O território da colónia voltou à coroa portuguesa mas pouco tempo. Nova ocupação de Cabinda em 1784, pelos piratas e negreiros franceses, comandados por Bernard Marigny. Novo protesto. França devolveu o território quando foi assinada a Convenção de 30 de Janeiro de 1786 com a mediação de Espanha. Foi reconhecida oficialmente a soberania portuguesa sobre Cabinda. Os portugueses ficaram donos e senhores do “comércio da escravaria” em Ponta Negra, Loango, Cabinda e Ambriz.

Centro de Interpretação da Frente Leste. Inclui como enquadramento a Bota do Dilolo com análise do Tratado de Loanda ou Luso-Belga (22 de Julho de 1927) que oficializou a troca dos territórios da Lunda (que era da Bélgica) e do Vale do Mpozo (que era da colónia de Angola). Assim Cabinda foi reduzida a um enclave. Produzi dois textos sobre a matéria. 

O Centro de Interpretação da Frente Leste tem também o enquadramento de Caripande, onde tombou em combate o Comandante Hoje ia Henda, patrono da Juventude Angolana. 

A Transição (do 25 de Abril de 1974 ao 11 de Novembro de 1975) exige o Centro de Interpretação da II Guerra de Libertação com estes enquadramentos: Grande Batalha de Luanda (primeira fase). Grande Batalha do Ntó. Grande Batalha do Luena. Grande Batalha do Ebo (poucos dias após o 11 de Novembro de 1975 mas começou antes). Os Generais Higino Carneiro e Nzumbi publicaram livros onde estes temas são tratados com pormenores. Cessões de leitura comentada destas obras. 

Centro de Interpretação da Reconquista do Norte. Enquadramento: Corvos ao Imbondeiro, Arquivo do Ano Zero (Irmãos Henriques) e do Ministério da Defesa (Óscar Gil e Artur Neves).

Após a Independência Nacional, a Batalha do Cuito Cuanavale e a Guerra pela Soberania Nacional no Sul de Angola, da Cahama à fronteira, levou-me a propor mais um Centro de Interpretação. O Jornal de Angoa publicou uma série de reportagens sob o trema genérico OS MESES QUE MUDARAM ÁFRICA E O MUNDO. Repórteres: “50”, Eduardo Pedro, Pereira Dinis e Adalberto Ceita, os meus repórteres favoritos, e eu próprio. 
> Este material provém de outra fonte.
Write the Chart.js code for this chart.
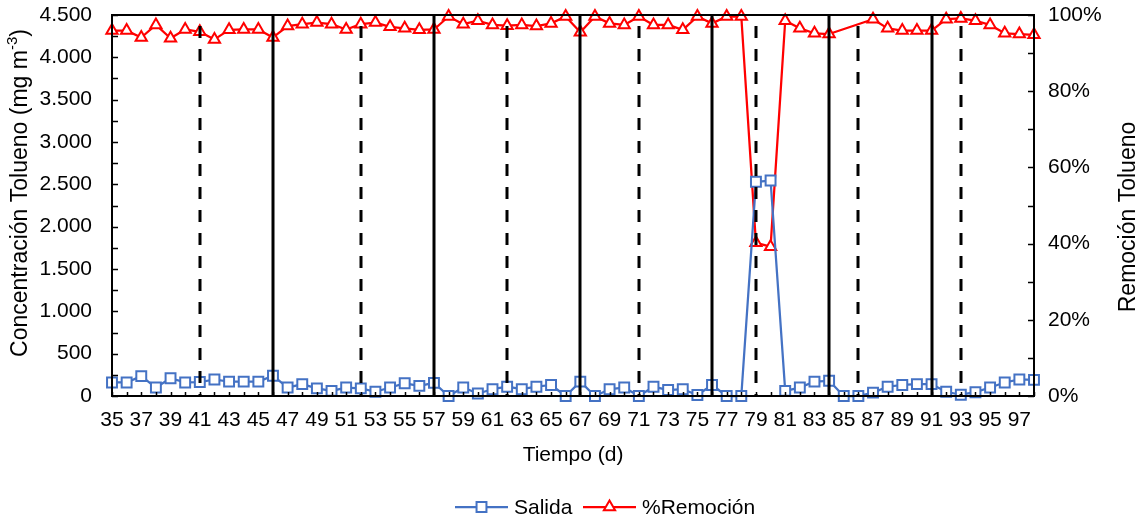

Centro de Interpretação da Jamba. Enquadramentos: Os livros dos doutores Jorge Valentim e Bela Malaquias. Obrigatório. Imediato. Antes que morram os actores que testemunharam as fogueiras onde foram queimadas vivas as elites femininas da UNITA. Devemos essa reparação às vítimas. Ao Abril Jovem que hoje termina. Mas sobretudo à História Contemporânea de Angola. Temos de mostrar à Juventude Angolana, das crianças aos jovens adultos, os buracos onde eram encarceradas as vítimas de Savimbi. O terreiro das fogueiras. Os centros de tortura. As casas onde as escravas sexuais e as prisioneiras eram violadas pelos sicários da UNITA. As zonas onde eram escondidos os mutilados de guerra.  Ontem já era tardíssimo. 

Os Media informam que no Zango a prostituição e a droga são usadas para combater a fome. Os deputados e dirigentes da UNITA usam a droga e a prostituição para combater a democracia. Eles próprios dizem que é preciso derrubar o regime! Acontece que o regime é democrático. Estão sempre prontos a disparar contra a liberdade.

Um servente da UNITA e da Irmandade Africâner, Jorge Eurico, implora a Nossa Senhora do Perpétuo Socorro que o livre do Governo. Mais um ignorante que não sabe com quantos paus se faz a canoa da democracia. O eleitorado é que faz mudanças. O bispo terrorista Chissengueti não tem voto na matéria, só consegue enganar os escuteiros católicos. Muito menos têm voto na matéria os membros das associações de malfeitores. Não passarão!